# [Given exercise]
Leave out the images; return the rest of the data exactly.

=====

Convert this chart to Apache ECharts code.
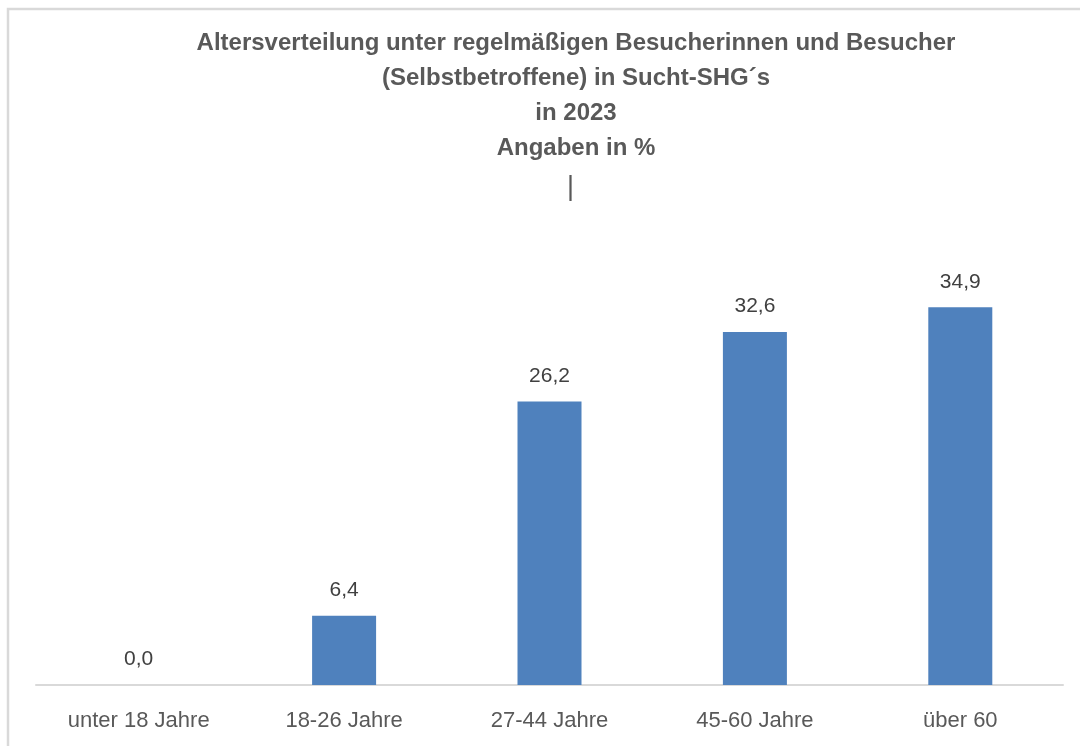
<!DOCTYPE html>
<html>
<head>
<meta charset="utf-8">
<script src="https://cdn.jsdelivr.net/npm/echarts@6/dist/echarts.min.js"></script>
<style>
  html, body { margin: 0; padding: 0; background: #fff; }
  #chart { width: 1080px; height: 746px; }
</style>
</head>
<body>
<div id="chart"></div>
<script>
const categories = ['unter 18 Jahre', '18-26 Jahre', '27-44 Jahre', '45-60 Jahre', 'über 60']
const values = [0.0, 6.4, 26.2, 32.6, 34.9]
const titleLines = [
  'Altersverteilung unter regelmäßigen Besucherinnen und Besucher',
  '(Selbstbetroffene) in Sucht-SHG´s',
  'in 2023',
  'Angaben in %',
]

const font = "'Liberation Sans', sans-serif"

const chart = echarts.init(document.getElementById('chart'))

const option = {
  backgroundColor: '#fff',
  animation: false,
  title: {
    text: titleLines.join('\n'),
    left: 571,
    textAlign: 'center',
    top: 21,
    textStyle: {
      color: '#595959',
      fontSize: 24,
      fontWeight: 'bold',
      fontFamily: font,
      lineHeight: 35,
    },
  },
  graphic: [
    {
      // rahmen, nur oben und links sichtbar
      type: 'rect',
      shape: { x: 8, y: 9, width: 1200, height: 900 },
      style: { fill: 'none', stroke: '#d9d9d9', lineWidth: 2.5 },
      silent: true,
    },
    {
      type: 'text',
      left: 567,
      top: 174,
      style: { text: '|', fill: '#595959', fontSize: 27, fontFamily: font },
    },
  ],
  grid: {
    left: 36,
    right: 17,
    top: 252,
    bottom: 61,
  },
  xAxis: {
    type: 'category',
    data: categories,
    axisLine: { lineStyle: { color: '#d9d9d9', width: 2 } },
    axisTick: { show: false },
    axisLabel: {
      color: '#595959',
      fontSize: 22,
      fontFamily: font,
      margin: 25,
    },
  },
  yAxis: {
    type: 'value',
    min: 0,
    max: 40,
    show: false,
  },
  series: [
    {
      type: 'bar',
      data: values,
      barWidth: 64,
      itemStyle: { color: '#4f81bd' },
      label: {
        show: true,
        position: 'top',
        distance: 15,
        color: '#404040',
        fontSize: 21,
        fontFamily: font,
        formatter: (p) => p.value.toFixed(1).replace('.', ','),
      },
    },
  ],
}

option && chart.setOption(option)
</script>
</body>
</html>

=====

# [Completed exercise]
Convert this chart to Apache ECharts code.
<!DOCTYPE html>
<html>
<head>
<meta charset="utf-8">
<script src="https://cdn.jsdelivr.net/npm/echarts@6/dist/echarts.min.js"></script>
<style>
  html, body { margin: 0; padding: 0; background: #fff; }
  #chart { width: 1080px; height: 746px; }
</style>
</head>
<body>
<div id="chart"></div>
<script>
const categories = ['unter 18 Jahre', '18-26 Jahre', '27-44 Jahre', '45-60 Jahre', 'über 60']
const values = [0.0, 6.4, 26.2, 32.6, 34.9]
const titleLines = [
  'Altersverteilung unter regelmäßigen Besucherinnen und Besucher',
  '(Selbstbetroffene) in Sucht-SHG´s',
  'in 2023',
  'Angaben in %',
]

const font = "'Liberation Sans', sans-serif"

const chart = echarts.init(document.getElementById('chart'))

const option = {
  backgroundColor: '#fff',
  animation: false,
  title: {
    text: titleLines.join('\n'),
    left: 571,
    textAlign: 'center',
    top: 21,
    textStyle: {
      color: '#595959',
      fontSize: 24,
      fontWeight: 'bold',
      fontFamily: font,
      lineHeight: 35,
    },
  },
  graphic: [
    {
      // rahmen, nur oben und links sichtbar
      type: 'rect',
      shape: { x: 8, y: 9, width: 1200, height: 900 },
      style: { fill: 'none', stroke: '#d9d9d9', lineWidth: 2.5 },
      silent: true,
    },
    {
      type: 'text',
      left: 567,
      top: 174,
      style: { text: '|', fill: '#595959', fontSize: 27, fontFamily: font },
    },
  ],
  grid: {
    left: 36,
    right: 17,
    top: 252,
    bottom: 61,
  },
  xAxis: {
    type: 'category',
    data: categories,
    axisLine: { lineStyle: { color: '#d9d9d9', width: 2 } },
    axisTick: { show: false },
    axisLabel: {
      color: '#595959',
      fontSize: 22,
      fontFamily: font,
      margin: 25,
    },
  },
  yAxis: {
    type: 'value',
    min: 0,
    max: 40,
    show: false,
  },
  series: [
    {
      type: 'bar',
      data: values,
      barWidth: 64,
      itemStyle: { color: '#4f81bd' },
      label: {
        show: true,
        position: 'top',
        distance: 15,
        color: '#404040',
        fontSize: 21,
        fontFamily: font,
        formatter: (p) => p.value.toFixed(1).replace('.', ','),
      },
    },
  ],
}

option && chart.setOption(option)
</script>
</body>
</html>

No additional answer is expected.